Помню, как мы удирали из дома доктора Джонстона, после того как устроили какую-то пакость его сыну, Скипу. Наша троица — Блейк Келли, Кекоа Лиу и я — была настигнута доктором, который нагнал нас на своем грузовичке и едва не задавил, а когда мы заскочили в какой-то глухой переулок, перегородил дорогу, буквально загнав нас в угол. После этого доктор достал из кабины пакет, в который обычно кладут продукты, и сказал, что у нас два пути: либо он все рассказывает нашим родителям, либо мы помогаем ему избавиться от «изумительного тофу», который приготовила ему на обед жена. Мы выбрали последнее. Доктор покопался в сумке, и мы получили по куску «лекарства». Домой мы шли перемазанные в тофу с ног до головы, а доктор до сих пор называет нас «соевыми мальчиками», хохочет и громко кричит «бу-у!», отчего я до сих пор слегка подскакиваю. Хотя нет. В последнее время он этого не делает.
Я бегу по коридору за дочерью и чувствую себя так, словно попал в другую страну.
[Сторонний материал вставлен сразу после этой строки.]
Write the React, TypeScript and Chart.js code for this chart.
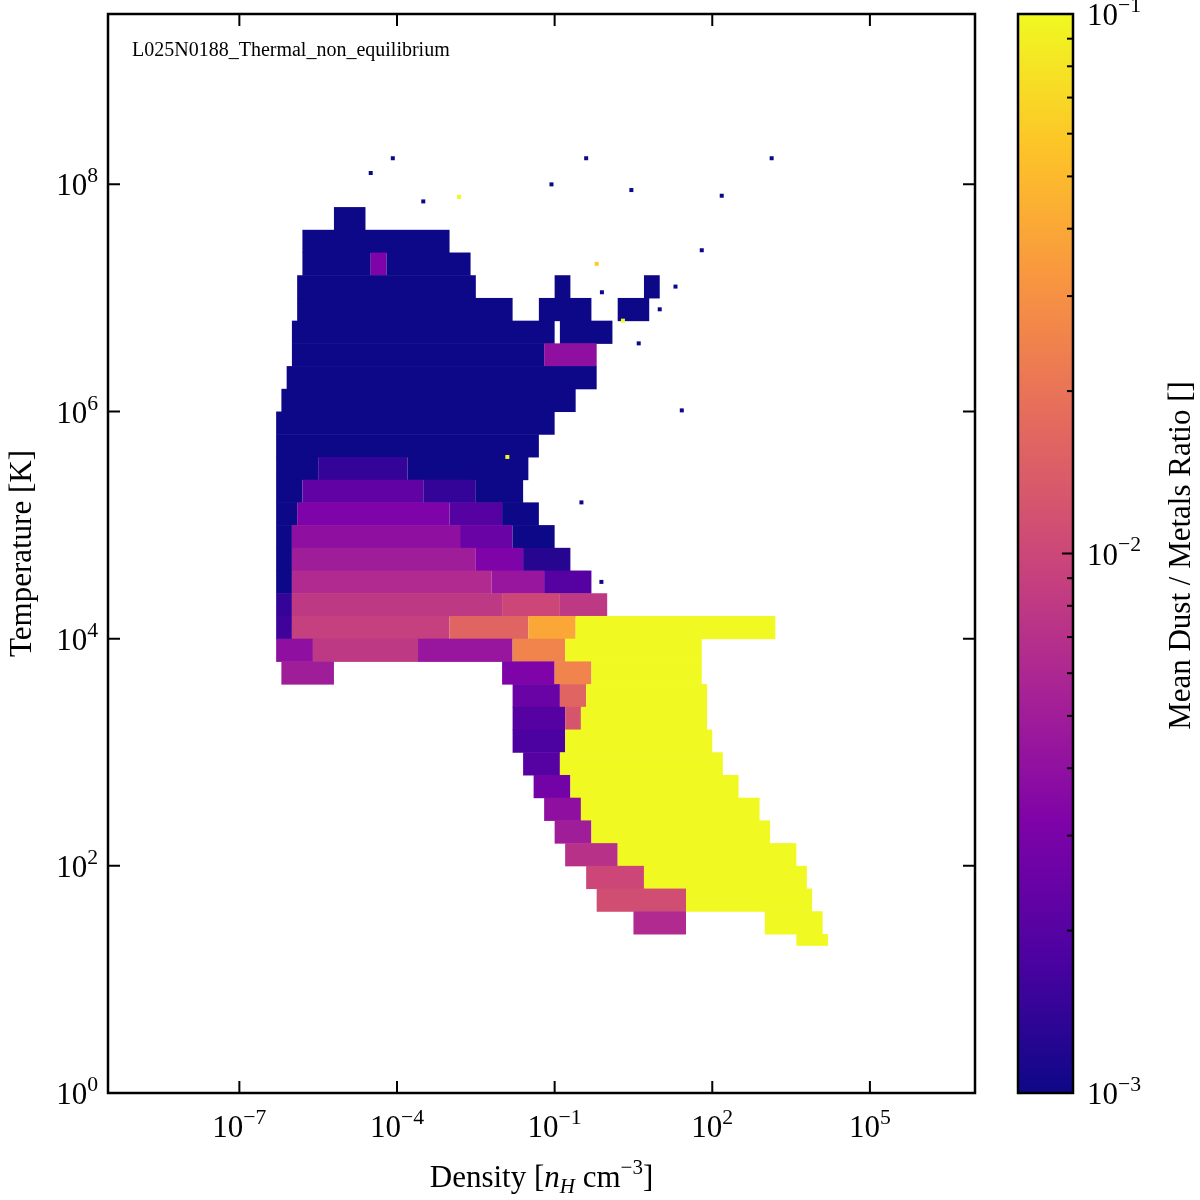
import React, { useEffect, useRef } from "react";
import { Chart, registerables } from "chart.js";
Chart.register(...registerables);

// log10(density) range, log10(T) range
const xRange = [-9.5, 7];
const yRange = [0, 9.5];
const xTicks = [-7, -4, -1, 2, 5];
const yTicks = [0, 2, 4, 6, 8];
const cbRange = [-3, -1];
const title = "L025N0188_Thermal_non_equilibrium";

// rows: [log10 T centre, log10 n start, log10 n end, log10 dust/metal ratio]
const cells: number[][] = [
  [7.7, -5.2, -4.6, -3],
  [7.5, -5.8, -3.0, -3],
  [7.3, -5.8, -4.5, -3], [7.3, -4.5, -4.2, -2.5], [7.3, -4.2, -2.6, -3],
  [7.1, -5.9, -2.5, -3], [7.1, -1.0, -0.7, -3], [7.1, 0.7, 1.0, -3],
  [6.9, -5.9, -1.8, -3], [6.9, -1.3, -0.3, -3], [6.9, 0.2, 0.8, -3],
  [6.7, -6.0, -1.0, -3], [6.7, -0.9, 0.1, -3],
  [6.5, -6.0, -1.2, -3], [6.5, -1.2, -0.2, -2.4],
  [6.3, -6.1, -0.2, -3],
  [6.1, -6.2, -0.6, -3],
  [5.9, -6.3, -1.0, -3],
  [5.7, -6.3, -1.3, -3],
  [5.5, -6.3, -5.5, -3], [5.5, -5.5, -3.8, -2.85], [5.5, -3.8, -1.5, -3],
  [5.3, -6.3, -5.8, -3], [5.3, -5.8, -3.5, -2.65], [5.3, -3.5, -2.5, -2.85], [5.3, -2.5, -1.6, -3],
  [5.1, -6.3, -5.9, -3], [5.1, -5.9, -3.0, -2.5], [5.1, -3.0, -2.0, -2.7], [5.1, -2.0, -1.3, -3],
  [4.9, -6.3, -6.0, -3], [4.9, -6.0, -2.8, -2.4], [4.9, -2.8, -1.8, -2.6], [4.9, -1.8, -1.0, -3],
  [4.7, -6.3, -6.0, -3], [4.7, -6.0, -2.5, -2.3], [4.7, -2.5, -1.6, -2.5], [4.7, -1.6, -0.7, -2.9],
  [4.5, -6.3, -6.0, -3], [4.5, -6.0, -2.2, -2.2], [4.5, -2.2, -1.2, -2.35], [4.5, -1.2, -0.3, -2.7],
  [4.3, -6.3, -6.0, -2.85], [4.3, -6.0, -2.0, -2.1], [4.3, -2.0, -0.9, -2.0], [4.3, -0.9, 0.0, -2.1],
  [4.1, -6.3, -6.0, -2.8], [4.1, -6.0, -3.0, -2.05], [4.1, -3.0, -1.5, -1.8], [4.1, -1.5, -0.6, -1.4], [4.1, -0.6, 3.2, -1.0],
  [3.9, -6.3, -5.6, -2.4], [3.9, -5.6, -3.6, -2.1], [3.9, -3.6, -1.8, -2.35], [3.9, -1.8, -0.8, -1.6], [3.9, -0.8, 1.8, -1.0],
  [3.7, -6.2, -5.2, -2.3], [3.7, -2.0, -1.0, -2.5], [3.7, -1.0, -0.3, -1.6], [3.7, -0.3, 1.8, -1.0],
  [3.5, -1.8, -0.9, -2.6], [3.5, -0.9, -0.4, -1.8], [3.5, -0.4, 1.9, -1.0],
  [3.3, -1.8, -0.8, -2.7], [3.3, -0.8, -0.5, -1.9], [3.3, -0.5, 1.9, -1.0],
  [3.1, -1.8, -0.8, -2.75], [3.1, -0.8, 2.0, -1.0],
  [2.9, -1.6, -0.9, -2.7], [2.9, -0.9, 2.2, -1.0],
  [2.7, -1.4, -0.7, -2.55], [2.7, -0.7, 2.5, -1.0],
  [2.5, -1.2, -0.5, -2.4], [2.5, -0.5, 2.9, -1.0],
  [2.3, -1.0, -0.3, -2.3], [2.3, -0.3, 3.1, -1.0],
  [2.1, -0.8, 0.2, -2.15], [2.1, 0.2, 3.6, -1.0],
  [1.9, -0.4, 0.7, -2.0], [1.9, 0.7, 3.8, -1.0],
  [1.7, -0.2, 1.5, -1.95], [1.7, 1.5, 3.9, -1.0],
  [1.5, 0.5, 1.5, -2.2], [1.5, 3.0, 4.1, -1.0],
  [1.35, 3.6, 4.2, -1.0],
];
// sparse single bins: [log10 n, log10 T, log10 ratio]
const sparse: number[][] = [
  [3.13, 8.23, -3], [-0.4, 8.23, -3], [-4.08, 8.23, -3], [-1.06, 8.0, -3],
  [0.46, 7.95, -3], [2.18, 7.9, -3], [1.8, 7.42, -3], [1.42, 6.01, -3],
  [-0.49, 5.2, -3], [-0.11, 4.5, -3], [-2.82, 7.89, -1], [-4.5, 8.1, -3],
  [-3.5, 7.85, -3], [-0.2, 7.3, -1.2], [0.3, 6.8, -1.0], [-1.9, 5.6, -1.0],
  [1.3, 7.1, -3], [1.0, 6.9, -3], [-0.1, 7.05, -3], [0.6, 6.6, -3],
];

const plasma = ["#0d0887", "#4c02a1", "#7e03a8", "#a92395", "#cc4778", "#e56b5d", "#f89441", "#fdc328", "#f0f921"];
function hex(c: string) { return [1, 3, 5].map((i) => parseInt(c.slice(i, i + 2), 16)); }
function cmap(v: number) {
  let t = (v - cbRange[0]) / (cbRange[1] - cbRange[0]);
  t = Math.max(0, Math.min(1, t)) * (plasma.length - 1);
  const i = Math.min(plasma.length - 2, Math.floor(t));
  const f = t - i;
  const a = hex(plasma[i]), b = hex(plasma[i + 1]);
  return `rgb(${a.map((x, k) => Math.round(x + (b[k] - x) * f)).join(",")})`;
}

const FONT = "'Liberation Serif', 'DejaVu Serif', serif";

function drawPow(ctx: CanvasRenderingContext2D, x: number, y: number, e: number, align: string, size: number) {
  const base = "10";
  const exp = e < 0 ? "\u2212" + Math.abs(e) : String(e);
  ctx.font = `${size}px ${FONT}`;
  const wb = ctx.measureText(base).width;
  ctx.font = `${size * 0.7}px ${FONT}`;
  const we = ctx.measureText(exp).width;
  const w = wb + we;
  let x0 = x;
  if (align === "center") x0 = x - w / 2;
  else if (align === "right") x0 = x - w;
  ctx.textAlign = "left";
  ctx.textBaseline = "alphabetic";
  ctx.font = `${size}px ${FONT}`;
  ctx.fillText(base, x0, y);
  ctx.font = `${size * 0.7}px ${FONT}`;
  ctx.fillText(exp, x0 + wb, y - size * 0.42);
}

const plugin = {
  id: "hist",
  afterDatasetsDraw(chart: any) {
    const ctx: CanvasRenderingContext2D = chart.ctx;
    const xs = chart.scales.x, ys = chart.scales.y;
    const a = chart.chartArea;
    ctx.save();
    const rowH = 0.2;
    for (const [t, x0, x1, v] of cells) {
      const h = t === 1.35 ? 0.1 : rowH;
      const px0 = xs.getPixelForValue(x0), px1 = xs.getPixelForValue(x1);
      const py0 = ys.getPixelForValue(t + h / 2), py1 = ys.getPixelForValue(t - h / 2);
      ctx.fillStyle = cmap(v);
      ctx.fillRect(px0, py0, px1 - px0, py1 - py0 + 0.5);
    }
    for (const [x, t, v] of sparse) {
      const px = xs.getPixelForValue(x), py = ys.getPixelForValue(t);
      ctx.fillStyle = cmap(v);
      ctx.fillRect(px - 2, py - 2, 4, 4);
    }
    ctx.strokeStyle = "#000";
    ctx.lineWidth = 2.5;
    ctx.strokeRect(a.left, a.top, a.right - a.left, a.bottom - a.top);
    ctx.fillStyle = "#000";
    ctx.lineWidth = 2;
    const TS = 31;
    for (const e of xTicks) {
      const px = xs.getPixelForValue(e);
      ctx.beginPath();
      ctx.moveTo(px, a.bottom); ctx.lineTo(px, a.bottom - 12);
      ctx.moveTo(px, a.top); ctx.lineTo(px, a.top + 12);
      ctx.stroke();
      drawPow(ctx, px, a.bottom + 44, e, "center", TS);
    }
    for (const e of yTicks) {
      const py = ys.getPixelForValue(e);
      ctx.beginPath();
      ctx.moveTo(a.left, py); ctx.lineTo(a.left + 12, py);
      ctx.moveTo(a.right, py); ctx.lineTo(a.right - 12, py);
      ctx.stroke();
      drawPow(ctx, a.left - 10, py + 11, e, "right", TS);
    }
    const LS = 31;
    const lx = (a.left + a.right) / 2, ly = a.bottom + 94;
    const parts: [string, number, number][] = [["Density [", LS, 0], ["n", LS, 0], ["H", 21, 6], [" cm", LS, 0], ["\u22123", 21, -13], ["]", LS, 0]];
    const fontOf = (s: string, sz: number) => `${s === "n" || s === "H" ? "italic " : ""}${sz}px ${FONT}`;
    let total = 0;
    for (const [s, sz] of parts) { ctx.font = fontOf(s, sz); total += ctx.measureText(s).width; }
    let cx = lx - total / 2;
    ctx.textAlign = "left";
    for (const [s, sz, dy] of parts) {
      ctx.font = fontOf(s, sz);
      ctx.fillText(s, cx, ly + dy);
      cx += ctx.measureText(s).width;
    }
    ctx.save();
    ctx.translate(22, (a.top + a.bottom) / 2);
    ctx.rotate(-Math.PI / 2);
    ctx.textAlign = "center";
    ctx.font = `${LS}px ${FONT}`;
    ctx.fillText("Temperature [K]", 0, 9);
    ctx.restore();
    ctx.font = `20px ${FONT}`;
    ctx.textAlign = "left";
    ctx.fillText(title, a.left + 24, a.top + 42);
    // colorbar
    const cbL = 1018, cbR = 1073, cbT = a.top, cbB = a.bottom;
    const g = ctx.createLinearGradient(0, cbB, 0, cbT);
    plasma.forEach((c, i) => g.addColorStop(i / (plasma.length - 1), c));
    ctx.fillStyle = g;
    ctx.fillRect(cbL, cbT, cbR - cbL, cbB - cbT);
    ctx.lineWidth = 2.5;
    ctx.strokeRect(cbL, cbT, cbR - cbL, cbB - cbT);
    ctx.fillStyle = "#000";
    ctx.lineWidth = 2;
    const cbY = (v: number) => cbB - ((v - cbRange[0]) / (cbRange[1] - cbRange[0])) * (cbB - cbT);
    for (let d = cbRange[0]; d < cbRange[1]; d++) {
      for (let m = 2; m <= 9; m++) {
        const py = cbY(d + Math.log10(m));
        ctx.beginPath(); ctx.moveTo(cbR, py); ctx.lineTo(cbR - 6, py); ctx.stroke();
      }
    }
    for (let d = cbRange[0]; d <= cbRange[1]; d++) {
      const py = cbY(d);
      ctx.beginPath(); ctx.moveTo(cbR, py); ctx.lineTo(cbR - 11, py); ctx.stroke();
      drawPow(ctx, cbR + 14, py + 11, d, "left", TS);
    }
    ctx.save();
    ctx.translate(1190, (cbT + cbB) / 2 + 2);
    ctx.rotate(-Math.PI / 2);
    ctx.textAlign = "center";
    ctx.font = `${LS}px ${FONT}`;
    ctx.fillText("Mean Dust / Metals Ratio []", 0, 0);
    ctx.restore();
    ctx.restore();
  },
};

export default function App() {
  const ref = useRef<HTMLCanvasElement>(null);
  useEffect(() => {
    document.body.style.margin = "0";
    const chart = new Chart(ref.current!, {
      type: "scatter",
      data: { datasets: [{ data: [], pointRadius: 0 }] },
      options: {
        animation: false,
        responsive: false,
        layout: { padding: { left: 108, top: 14, right: 225, bottom: 107 } },
        plugins: { legend: { display: false }, tooltip: { enabled: false } },
        scales: {
          x: { type: "linear", min: xRange[0], max: xRange[1], display: false },
          y: { type: "linear", min: yRange[0], max: yRange[1], display: false },
        },
      },
      plugins: [plugin],
    });
    return () => chart.destroy();
  }, []);
  return <canvas ref={ref} width={1200} height={1200} style={{ display: "block", width: 1200, height: 1200 }} />;
}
Люди вокруг говорят на ломаном английском и смотрят на нас как на двух ненормальных европейцев, хотя мы гавайцы. Правда, мы не слишком похожи на гавайцев и не считаем себя настоящими гавайцами, поскольку даже не владеем родным языком.
Доктор Джонстон сказал, что разговор состоится во вторник. Так мы с ним решили; в этот день я и приду. А сейчас ничего не хочу знать. Сейчас у меня много других дел. Я оглядываюсь по сторонам. Двадцать три дня у меня был свой мир: люди, которые смотрят друг на друга и пытаются понять, зачем они сюда пришли, обложки журналов с фотографиями абсолютно здоровых людей. Я смотрю на игрушечный поезд под стеклянным колпаком: он медленно пробирается вдоль игрушечного побережья, где на игрушечном пляже сидят игрушечные люди. Я ничего не хочу знать о диагнозе, я бегу от него прочь. Завтра, завтра я буду готов.